Mississippi Supreme Court to Decide If Damages Cap Is Constitutional
The Mississippi Supreme Court is being asked to overturn a state judge’s ruling that a legislatively imposed cap on how much juries can award in non-economic damages is unconstitutional.
Circuit Judge Charles Webster in Coahoma County issued the ruling in 2012 in a wrongful death lawsuit seeking damages in the death of a child in an apartment complex fire.
A Coahoma jury in 2011 returned a verdict for the plaintiffs that included $6 million in non-economic damages.
A2004 state law limits awards for non-economic damages to $1 million. The cap applies to what a jury can award for such things as pain and suffering. The limits on damages were adopted by lawmakers after years of contentious wrangling over tort changes.
Webster, in his ruling, said the Mississippi Constitution guarantees every citizen a remedy for an injury done to his lands, goods, person and reputation with that remedy to be determined by a jury. He upheld the damage award and threw out the $1 million cap.

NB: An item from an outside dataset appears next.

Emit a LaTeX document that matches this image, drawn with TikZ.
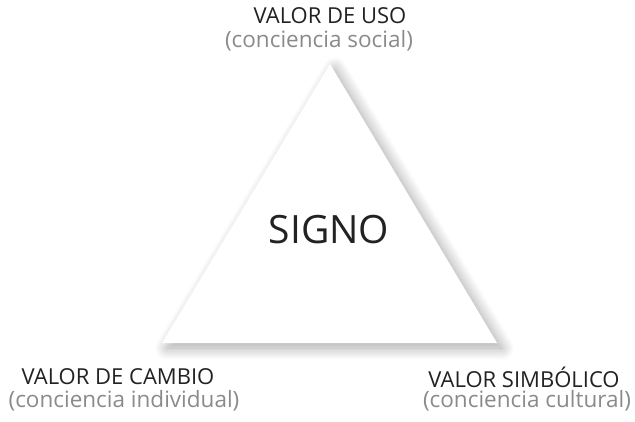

“The issue is not whether the limits imposed under the statute are reasonable. Rather, the issue is whether the Legislature has the authority to impose any limits, reasonable or not,” Webster wrote.
Webster said the rights of a person to a remedy for an injury and to have that decided by a jury include the assessment of damages.
The apartment complex owners appealed the ruling to the state Supreme Court. The court will hear oral arguments Sept. 24 in Jackson.
Cleveland attorney Ralph E. Chapman, who represents the family, said the cap “discriminates against individuals who are most in need and who have suffered the most painful, often lifelong disabilities and/or death.”
“Arbitrarily capping recoverable damages to those individuals regardless of the evidence, without a legitimate governmental interest in taking such an action, is unreasonable,” Chapman said in court documents.
Attorneys for the apartment complex said the tort law “does not interfere with a party’s right of trial by jury because the fact finder still determines whether the alleged injured party is entitled to recover damages.
“The statute simply limits the amount to be recovered as opposed to eliminating the right of recovery altogether, which is clearly within the power of the Legislature to do,” the attorneys said.
Attorney General Jim Hood filed a brief defending the constitutionality of the law.
“The distinction between the right of a jury to determine facts and the courts or the Legislature to set policy through passage of legislation is well-established,” Hood said in court documents.
“Mississippi law supports the reasoned distinction … between the jury’s fact-finding duty and the Legislature’s authority to set the legal consequences of facts found by the jury,” he said.
Non-economic damages under Mississippi law do not include punitive damages.
There is no cap on damages for economic losses, such as how much the person could have expected to earn in his or her lifetime or for such things as continuing medical expenses.